== AIM OF THE EXERCISE ==
Please output every line of the material as it stands, without the pictures.

== SOURCE MATERIAL ==
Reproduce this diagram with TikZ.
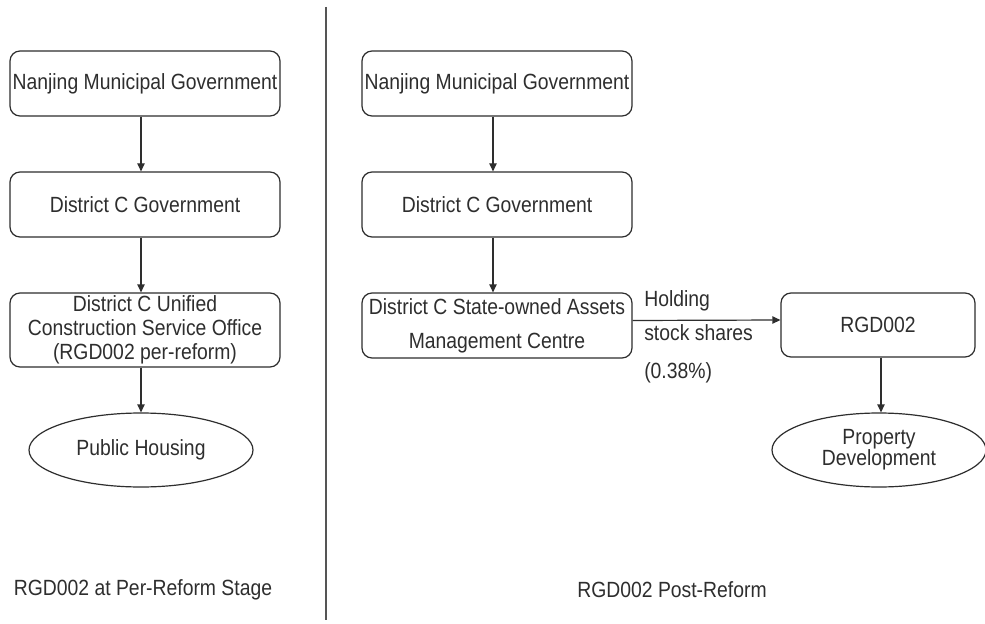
\documentclass[tikz,border=0pt]{standalone}
\usepackage{fontspec}
\setmainfont{Liberation Sans}[FakeStretch=0.88]
\usetikzlibrary{shapes.geometric,arrows.meta}
\definecolor{ink}{HTML}{2E2E2E}
\definecolor{sep}{HTML}{555555}
\begin{document}
\begin{tikzpicture}[x=0.75pt,y=-0.75pt,
  every node/.style={text=ink,font=\fontsize{16.5pt}{18pt}\selectfont},
  box/.style={draw=ink,line width=0.9pt,rounded corners=7.5pt,rectangle,inner sep=0pt,
    minimum width=202.5pt,minimum height=48.75pt,align=center},
  oval/.style={draw=ink,line width=0.9pt,ellipse,inner sep=0pt,minimum height=55.5pt,align=center},
  arr/.style={draw=ink,line width=0.9pt,-{Triangle[length=6pt,width=5.5pt]}},
  captxt/.style={font=\fontsize{16.5pt}{18pt}\selectfont}]
\useasboundingbox (0,0) rectangle (985,624);
\fill[white] (0,0) rectangle (985,624);
% separator
\draw[sep,line width=1.5pt] (326,7) -- (326,620);
% left column
\node[box] (L1) at (145,83.5) {Nanjing Municipal Government};
\node[box] (L2) at (145,204.5) {District C Government};
\node[box,minimum height=55.5pt,font=\fontsize{16.5pt}{18pt}\selectfont] (L3) at (145,330)
  {District C Unified\\Construction Service Office\\(RGD002 per-reform)};
\node[oval,minimum width=168pt] (LE) at (141,450) {Public Housing};
\draw[arr] (L1.south -| LE.north) -- (L2.north -| LE.north);
\draw[arr] (L2.south -| LE.north) -- (L3.north -| LE.north);
\draw[arr] (L3.south -| LE.north) -- (LE.north);
\node[captxt] (capL) at (143,590) {RGD002 at Per-Reform Stage};
% right column
\node[box] (R1) at (497,83.5) {Nanjing Municipal Government};
\node[box] (R2) at (497,204.5) {District C Government};
\node[box,font=\fontsize{16.5pt}{25.5pt}\selectfont] (R3) at (497,325.5)
  {District C State-owned Assets\\Management Centre};
\node[box,minimum width=145.5pt,minimum height=48pt] (RG) at (878,325) {RGD002};
\node[oval,minimum width=160.5pt,font=\fontsize{16.5pt}{15.75pt}\selectfont] (PE) at (879,450)
  {Property\\Development};
\draw[arr] ([xshift=-3pt]R1.south) -- ([xshift=-3pt]R2.north);
\draw[arr] ([xshift=-3pt]R2.south) -- ([xshift=-3pt]R3.north);
\draw[arr] ([yshift=3.75pt]R3.east) -- ([yshift=3.75pt]RG.west);
\draw[arr] ([xshift=2.25pt]RG.south) -- ([xshift=2.25pt]RG.south |- PE.north);
\node[anchor=west,inner sep=0pt,align=left,font=\fontsize{16.5pt}{25.5pt}\selectfont] (hold) at (644,337)
  {Holding\\stock shares\\[3pt](0.38\%)};
\node[captxt] (capR) at (672,590) {RGD002 Post-Reform};
\end{tikzpicture}
\end{document}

== EXERCISE OUTPUT ==
Reproduce this diagram with TikZ.
\documentclass[tikz,border=0pt]{standalone}
\usepackage{fontspec}
\setmainfont{Liberation Sans}[FakeStretch=0.88]
\usetikzlibrary{shapes.geometric,arrows.meta}
\definecolor{ink}{HTML}{2E2E2E}
\definecolor{sep}{HTML}{555555}
\begin{document}
\begin{tikzpicture}[x=0.75pt,y=-0.75pt,
  every node/.style={text=ink,font=\fontsize{16.5pt}{18pt}\selectfont},
  box/.style={draw=ink,line width=0.9pt,rounded corners=7.5pt,rectangle,inner sep=0pt,
    minimum width=202.5pt,minimum height=48.75pt,align=center},
  oval/.style={draw=ink,line width=0.9pt,ellipse,inner sep=0pt,minimum height=55.5pt,align=center},
  arr/.style={draw=ink,line width=0.9pt,-{Triangle[length=6pt,width=5.5pt]}},
  captxt/.style={font=\fontsize{16.5pt}{18pt}\selectfont}]
\useasboundingbox (0,0) rectangle (985,624);
\fill[white] (0,0) rectangle (985,624);
% separator
\draw[sep,line width=1.5pt] (326,7) -- (326,620);
% left column
\node[box] (L1) at (145,83.5) {Nanjing Municipal Government};
\node[box] (L2) at (145,204.5) {District C Government};
\node[box,minimum height=55.5pt,font=\fontsize{16.5pt}{18pt}\selectfont] (L3) at (145,330)
  {District C Unified\\Construction Service Office\\(RGD002 per-reform)};
\node[oval,minimum width=168pt] (LE) at (141,450) {Public Housing};
\draw[arr] (L1.south -| LE.north) -- (L2.north -| LE.north);
\draw[arr] (L2.south -| LE.north) -- (L3.north -| LE.north);
\draw[arr] (L3.south -| LE.north) -- (LE.north);
\node[captxt] (capL) at (143,590) {RGD002 at Per-Reform Stage};
% right column
\node[box] (R1) at (497,83.5) {Nanjing Municipal Government};
\node[box] (R2) at (497,204.5) {District C Government};
\node[box,font=\fontsize{16.5pt}{25.5pt}\selectfont] (R3) at (497,325.5)
  {District C State-owned Assets\\Management Centre};
\node[box,minimum width=145.5pt,minimum height=48pt] (RG) at (878,325) {RGD002};
\node[oval,minimum width=160.5pt,font=\fontsize{16.5pt}{15.75pt}\selectfont] (PE) at (879,450)
  {Property\\Development};
\draw[arr] ([xshift=-3pt]R1.south) -- ([xshift=-3pt]R2.north);
\draw[arr] ([xshift=-3pt]R2.south) -- ([xshift=-3pt]R3.north);
\draw[arr] ([yshift=3.75pt]R3.east) -- ([yshift=3.75pt]RG.west);
\draw[arr] ([xshift=2.25pt]RG.south) -- ([xshift=2.25pt]RG.south |- PE.north);
\node[anchor=west,inner sep=0pt,align=left,font=\fontsize{16.5pt}{25.5pt}\selectfont] (hold) at (644,337)
  {Holding\\stock shares\\[3pt](0.38\%)};
\node[captxt] (capR) at (672,590) {RGD002 Post-Reform};
\end{tikzpicture}
\end{document}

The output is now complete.